A quick look into his stall revealed nothing. Her hair had swung loose, and she pushed it behind her ears. Luisa sagged against the door and sucked air into her gasping lungs.

“You scared me half to death. What’s the matter?”

Knight continued to pace and whinny. He charged to the back of his stall and dug in the dirt as though trying to get through the wall to the pen beyond. Dirt billowed around him, clumps flying up and over his door.

“Knight, settle--oh, no!”

She ran from the building and skidded around the corner. Luisa hurried toward the corral. Sweaty lather covered Queen of Knights where she lay curled on the ground.
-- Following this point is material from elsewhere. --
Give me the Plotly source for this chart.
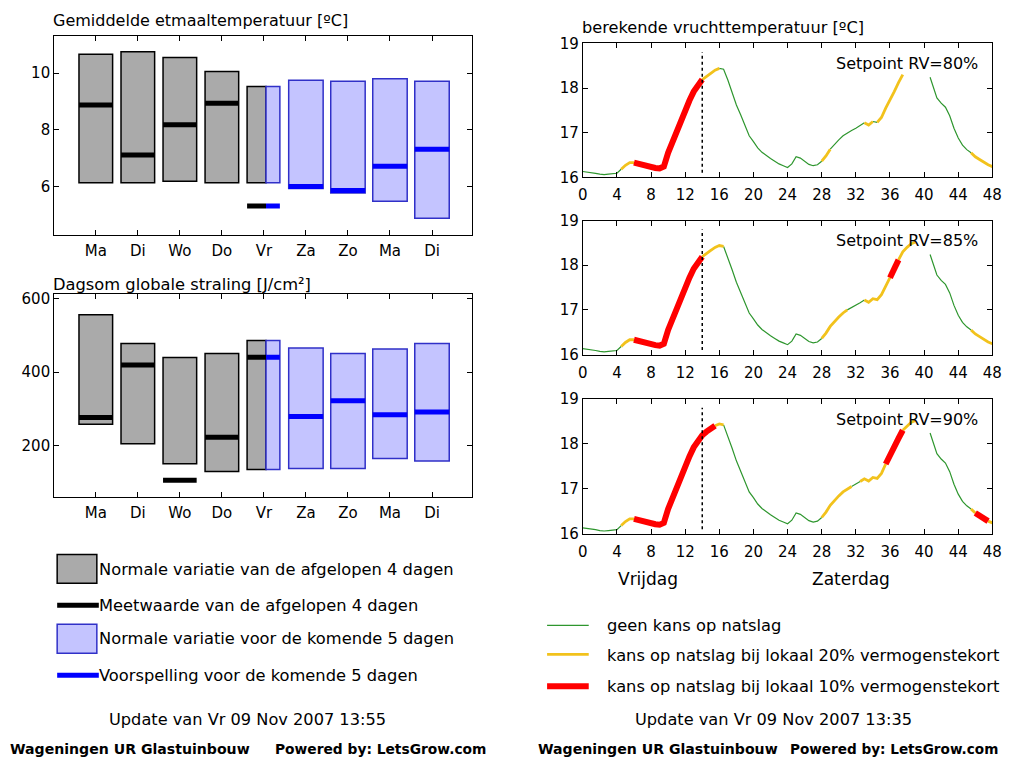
import plotly.graph_objects as go

W, H = 1013, 764
# measured mapping of page pixels to the photographed picture (used to place things)
SX, BX = 0.9934, 2.4
SY, BY = 0.977, 8.3

# ---------------- data: left charts ----------------
DAYS = ["Ma", "Di", "Wo", "Do", "Vr", "Za", "Zo", "Ma", "Di"]
PAST_IDX = [0, 1, 2, 3, 4]
FUT_IDX = [4, 5, 6, 7, 8]

TEMP_HIGH = [10.66, 10.75, 10.54, 10.05, 9.53, 9.75, 9.71, 9.80, 9.71]
TEMP_LOW = [6.15, 6.15, 6.20, 6.15, 6.15, 5.95, 5.79, 5.50, 4.90]
TEMP_MEAS = [8.88, 7.12, 8.18, 8.94, 5.33]       # Ma..Vr (measured)
TEMP_FORECAST = [5.33, 6.02, 5.88, 6.73, 7.32]   # Vr..Di (forecast)

RAD_HIGH = [556, 478, 440, 451, 486, 466, 451, 463, 478]
RAD_LOW = [259, 206, 152, 131, 136, 139, 139, 166, 159]
RAD_MEAS = [277, 420, 107, 224, 441]
RAD_FORECAST = [441, 280, 323, 285, 292]

# ---------------- data: right charts ----------------
HOUR_TICKS = [0, 4, 8, 12, 16, 20, 24, 28, 32, 36, 40, 44, 48]
HOURS = [0.0, 0.5, 1.0, 1.5, 2.0, 2.5, 3.0, 3.5, 4.0, 4.5, 5.0, 5.5, 6.0, 6.5, 7.0, 7.5,
         8.0, 8.5, 9.0, 9.5, 10.0, 10.5, 11.0, 11.5, 12.0, 12.5, 13.0, 13.5, 14.0, 14.5,
         15.0, 15.5, 16.0, 16.5, 17.0, 17.5, 18.0, 18.5, 19.0, 19.5, 20.0, 20.5, 21.0,
         21.5, 22.0, 22.5, 23.0, 23.5, 24.0, 24.5, 25.0, 25.5, 26.0, 26.5, 27.0, 27.5,
         28.0, 28.5, 29.0, 29.5, 30.0, 30.5, 31.0, 31.5, 32.0, 32.5, 33.0, 33.5, 34.0,
         34.5, 35.0, 35.5, 36.0, 36.5, 37.0, 37.5, 38.0, 38.5, 39.0, 40.0, 40.7, 41.0,
         41.5, 42.0, 42.5, 43.0, 43.5, 44.0, 44.5, 45.0, 45.5, 46.0, 46.5, 47.0, 47.5, 48.0]
FRUIT_TEMP = [16.13, 16.12, 16.10, 16.09, 16.07, 16.06, 16.07, 16.08, 16.09, 16.18, 16.27,
              16.33, 16.33, 16.30, 16.28, 16.25, 16.23, 16.21, 16.20, 16.24, 16.55, 16.80,
              17.05, 17.28, 17.50, 17.72, 17.92, 18.08, 18.19, 18.27, 18.33, 18.40, 18.44,
              18.42, 18.18, 17.90, 17.62, 17.40, 17.15, 16.93, 16.80, 16.66, 16.56, 16.48,
              16.42, 16.36, 16.30, 16.26, 16.22, 16.30, 16.46, 16.43, 16.36, 16.29, 16.26,
              16.28, 16.36, 16.48, 16.63, 16.74, 16.84, 16.93, 17.00, 17.05, 17.10, 17.16,
              17.22, 17.17, 17.25, 17.23, 17.34, 17.55, 17.72, 17.92, 18.12, 18.30, 18.40,
              18.48, 18.52, None, 18.24, 18.05, 17.78, 17.66, 17.57, 17.38, 17.10, 16.88,
              16.72, 16.62, 16.55, 16.46, 16.40, 16.33, 16.28, 16.24]

NOW_HOUR = 14
SETPOINTS = ["Setpoint RV=80%", "Setpoint RV=85%", "Setpoint RV=90%"]
YELLOW_RANGES = [
    [(4.3, 6.0), (13.9, 15.9), (28.2, 28.9), (33.2, 34.0), (34.5, 37.6), (45.3, 48)],
    [(4.3, 5.9), (14.0, 16.3), (28.2, 30.9), (32.8, 35.8), (36.9, 39.5), (45.4, 48)],
    [(4.3, 5.9), (15.3, 16.6), (27.8, 31.6), (32.5, 35.3), (37.3, 39.5), (45.4, 46.0), (47.3, 48)],
]
RED_RANGES = [
    [(5.9, 13.9)],
    [(5.9, 14.0), (35.8, 36.9)],
    [(5.9, 15.3), (35.3, 37.3), (46.0, 47.3)],
]
HIDDEN_RANGES = [[(37.6, 40.6)], [], []]

# ---------------- styling ----------------
FONT = "DejaVu Sans"
GRAY = "#aaaaaa"
LBLUE = "#c4c4ff"
BLUE_EDGE = "#3030c8"
GREEN = "#2e962e"
YELLOW = "#f2c21c"
RED = "#ff0000"
CLS_STYLE = {"green": (GREEN, 1.2), "yellow": (YELLOW, 2.8), "red": (RED, 6)}


def px(x):
    return min(((x - BX) / SX) / W, 1.0)


def py(y):
    return 1 - ((y - BY) / SY) / H


fig = go.Figure()

# ---------- left bar charts ----------
PAST_W = [0.8, 0.8, 0.8, 0.8, 0.45]
PAST_OFF = [-0.4, -0.4, -0.4, -0.4, -0.4]
FUT_W = [0.33, 0.82, 0.82, 0.82, 0.82]
FUT_OFF = [0.05, -0.41, -0.41, -0.41, -0.41]


def add_bar_chart(high, low, meas, fc, xa, ya):
    for idx, wid, off, fill, edge in [(PAST_IDX, PAST_W, PAST_OFF, GRAY, "black"),
                                     (FUT_IDX, FUT_W, FUT_OFF, LBLUE, BLUE_EDGE)]:
        fig.add_trace(go.Bar(
            x=idx, y=[high[i] - low[i] for i in idx], base=[low[i] for i in idx],
            width=wid, offset=off, marker=dict(color=fill, line=dict(color=edge, width=1.5)),
            xaxis=xa, yaxis=ya, showlegend=False, hoverinfo="skip"))
    for idx, vals, wid, off, col in [(PAST_IDX, meas, PAST_W, PAST_OFF, "black"),
                                    (FUT_IDX, fc, FUT_W, FUT_OFF, "#0000ff")]:
        xs, ys = [], []
        for k, i in enumerate(idx):
            xs += [i + off[k], i + off[k] + wid[k], None]
            ys += [vals[k], vals[k], None]
        fig.add_trace(go.Scatter(x=xs, y=ys, mode="lines", line=dict(color=col, width=5),
                                 xaxis=xa, yaxis=ya, showlegend=False, hoverinfo="skip"))


add_bar_chart(TEMP_HIGH, TEMP_LOW, TEMP_MEAS, TEMP_FORECAST, "x", "y")
add_bar_chart(RAD_HIGH, RAD_LOW, RAD_MEAS, RAD_FORECAST, "x2", "y2")


# ---------- right line charts ----------
def classify(h, yellow, red, hidden):
    for a, b in hidden:
        if a <= h <= b:
            return None
    for a, b in red:
        if a <= h < b:
            return "red"
    for a, b in yellow:
        if a <= h < b:
            return "yellow"
    return "green"


for c in range(3):
    xa, ya = "x%d" % (c + 3), "y%d" % (c + 3)
    segs = {"green": ([], []), "yellow": ([], []), "red": ([], [])}
    for i in range(len(HOURS) - 1):
        t0, t1 = FRUIT_TEMP[i], FRUIT_TEMP[i + 1]
        if t0 is None or t1 is None:
            continue
        cls = classify((HOURS[i] + HOURS[i + 1]) / 2, YELLOW_RANGES[c], RED_RANGES[c], HIDDEN_RANGES[c])
        if cls is None:
            continue
        xs, ys = segs[cls]
        if xs and xs[-1] == HOURS[i]:
            xs.append(HOURS[i + 1])
            ys.append(t1)
        else:
            if xs:
                xs.append(None)
                ys.append(None)
            xs += [HOURS[i], HOURS[i + 1]]
            ys += [t0, t1]
    for cls in ["green", "yellow", "red"]:
        col, wid = CLS_STYLE[cls]
        fig.add_trace(go.Scatter(x=segs[cls][0], y=segs[cls][1], mode="lines",
                                 line=dict(color=col, width=wid), xaxis=xa, yaxis=ya,
                                 showlegend=False, hoverinfo="skip", connectgaps=False))
    fig.add_shape(type="line", xref=xa, yref=ya, x0=NOW_HOUR, x1=NOW_HOUR, y0=16.1, y1=18.8,
                  line=dict(color="black", width=1.5, dash="dot"))
    fig.add_annotation(xref=xa, yref=ya, x=46.6, y=18.55, text=SETPOINTS[c], showarrow=False,
                       xanchor="right", yanchor="middle", font=dict(size=16, color="black", family=FONT))

# ---------- axes ----------
tickfont = dict(family=FONT, size=15, color="black")
axcommon = dict(showline=True, linecolor="black", linewidth=1, mirror="ticks", ticks="inside",
                ticklen=5, tickcolor="black", showgrid=False, zeroline=False, tickfont=tickfont)

LEFT_X = [px(52), px(473)]
fig.update_layout(
    xaxis=dict(domain=LEFT_X, range=[-0.99, 8.945], tickvals=list(range(9)), ticktext=DAYS,
               anchor="y", ticklabelstandoff=2, **axcommon),
    yaxis=dict(domain=[py(234), py(35)], range=[4.33, 11.31], tickvals=[6, 8, 10], anchor="x", **axcommon),
    xaxis2=dict(domain=LEFT_X, range=[-0.99, 8.945], tickvals=list(range(9)), ticktext=DAYS,
                anchor="y2", ticklabelstandoff=2, **axcommon),
    yaxis2=dict(domain=[py(497), py(293)], range=[60.5, 613.5], tickvals=[200, 400, 600], anchor="x2",
                **axcommon),
)
RIGHT_X = [px(585), px(998)]
right_y = [[py(176.7), py(42.7)], [py(354), py(220)], [py(533.3), py(398.3)]]
for c in range(3):
    n = c + 3
    fig.layout["xaxis%d" % n] = dict(domain=RIGHT_X, range=[0, 48], tickvals=HOUR_TICKS,
                                     anchor="y%d" % n, ticklabelstandoff=4, **axcommon)
    fig.layout["yaxis%d" % n] = dict(domain=right_y[c], range=[16, 19], tickvals=[16, 17, 18, 19],
                                     anchor="x%d" % n, **axcommon)


# ---------- texts ----------
def text(x, y, s, size=16.3, anchor="left", bold=False):
    fig.add_annotation(xref="paper", yref="paper", x=px(x), y=py(y), text=s, showarrow=False,
                       xanchor=anchor, yanchor="middle",
                       font=dict(family=FONT, size=size, color="black",
                                 weight="bold" if bold else "normal"))


text(49, 20, "Gemiddelde etmaaltemperatuur [ºC]", 16)
text(49, 284, "Dagsom globale straling [J/cm²]", 16.3)
text(582, 27, "berekende vruchttemperatuur [ºC]", 16.2)
fig.add_annotation(xref="x5", yref="paper", x=7.6, y=py(579), text="Vrijdag", showarrow=False,
                   yanchor="middle", font=dict(family=FONT, size=17, color="black"))
fig.add_annotation(xref="x5", yref="paper", x=31.4, y=py(579), text="Zaterdag", showarrow=False,
                   yanchor="middle", font=dict(family=FONT, size=17, color="black"))

# left legend
fig.add_shape(type="rect", xref="paper", yref="paper", x0=px(55), x1=px(95), y0=py(583), y1=py(554),
              fillcolor=GRAY, line=dict(color="black", width=1.5))
fig.add_shape(type="line", xref="paper", yref="paper", x0=px(55), x1=px(97), y0=py(605), y1=py(605),
              line=dict(color="black", width=5))
fig.add_shape(type="rect", xref="paper", yref="paper", x0=px(55), x1=px(95), y0=py(653), y1=py(624),
              fillcolor=LBLUE, line=dict(color=BLUE_EDGE, width=1.5))
fig.add_shape(type="line", xref="paper", yref="paper", x0=px(55), x1=px(97), y0=py(675), y1=py(675),
              line=dict(color="#0000ff", width=5))
text(95, 569, "Normale variatie van de afgelopen 4 dagen")
text(95, 605, "Meetwaarde van de afgelopen 4 dagen")
text(95, 638, "Normale variatie voor de komende 5 dagen")
text(95, 675, "Voorspelling voor de komende 5 dagen")
text(247, 719, "Update van Vr 09 Nov 2007 13:55", 16.2, "center")

# right legend
for yy, (col, wid) in [(625, CLS_STYLE["green"]), (654, CLS_STYLE["yellow"]), (686, CLS_STYLE["red"])]:
    fig.add_shape(type="line", xref="paper", yref="paper", x0=px(549), x1=px(591), y0=py(yy), y1=py(yy),
                  line=dict(color=col, width=wid))
text(607, 625, "geen kans op natslag")
text(607, 655, "kans op natslag bij lokaal 20% vermogenstekort")
text(607, 686, "kans op natslag bij lokaal 10% vermogenstekort")
text(777, 719, "Update van Vr 09 Nov 2007 13:35", 16.2, "center")

# footers
text(5, 749, "Wageningen UR Glastuinbouw", 14.1, bold=True)
text(273, 749, "Powered by: LetsGrow.com", 13.8, bold=True)
text(538, 749, "Wageningen UR Glastuinbouw", 14.1, bold=True)
text(1006, 749, "Powered by: LetsGrow.com", 13.6, "right", bold=True)

fig.update_layout(width=W, height=H, margin=dict(l=0, r=0, t=0, b=0), paper_bgcolor="white",
                  plot_bgcolor="white", barmode="overlay", showlegend=False)

fig.write_html("out.html", config={"displayModeBar": False},
               post_script="document.body.style.margin='0px';")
The mare rolled onto her side, moaned, then rolled back onto her belly. She gently nipped at her pulsing side.

“Queenie, you’re not due for two weeks. Blast.”

Luisa grabbed a halter from the fence post and went to the mare’s head. “Easy girl. Easy pretty baby,” she crooned, sliding the leather over Queenie’s head. “Come on, up you go. We need to go inside.” She tugged on the lead, but the mare groaned and lay back in the dirt. “Come on, girl.”

She pulled harder, but it didn’t work. “Get her up, Rooster,” she snapped. He ran to the mare’s hip and nipped at her, then barked. The mare lumbered clumsily to her feet. Luisa led her to an inside stall with the dog following to keep her moving. She quickly broke open a bale of straw and spread it over the dirt floor.

Queenie dropped into the fresh bedding with a groan. Luisa hurried to grab towels and medical supplies. When she returned, one tiny hoof showed under the mare’s tail.

“Bless this birth and this new baby,” Luisa whispered as she dropped to her knees and felt for the other foot and the baby’s nose.

They weren’t where they should be. Fear trembled through Luisa. She reached inside the mare for the other hoof, then pulled as hard as she could. Nothing happened. “Damn it!” Frustration choked her. She pulled again. Beads of sweat popped out on her forehead and ran into her eyes. The foal’s nose and foot were tangled and wedged inside the mare. They wouldn’t budge. She wasn’t strong enough.

Terror grabbed Luisa by the throat. She could lose them both without help. “Son-of-a-bitch. What now?”

She wiped sweat from her eyes on her sleeve. Thoughts whirled. The vet was too far away. Pulling the foal like her father had done with calves would hurt Queenie and the baby.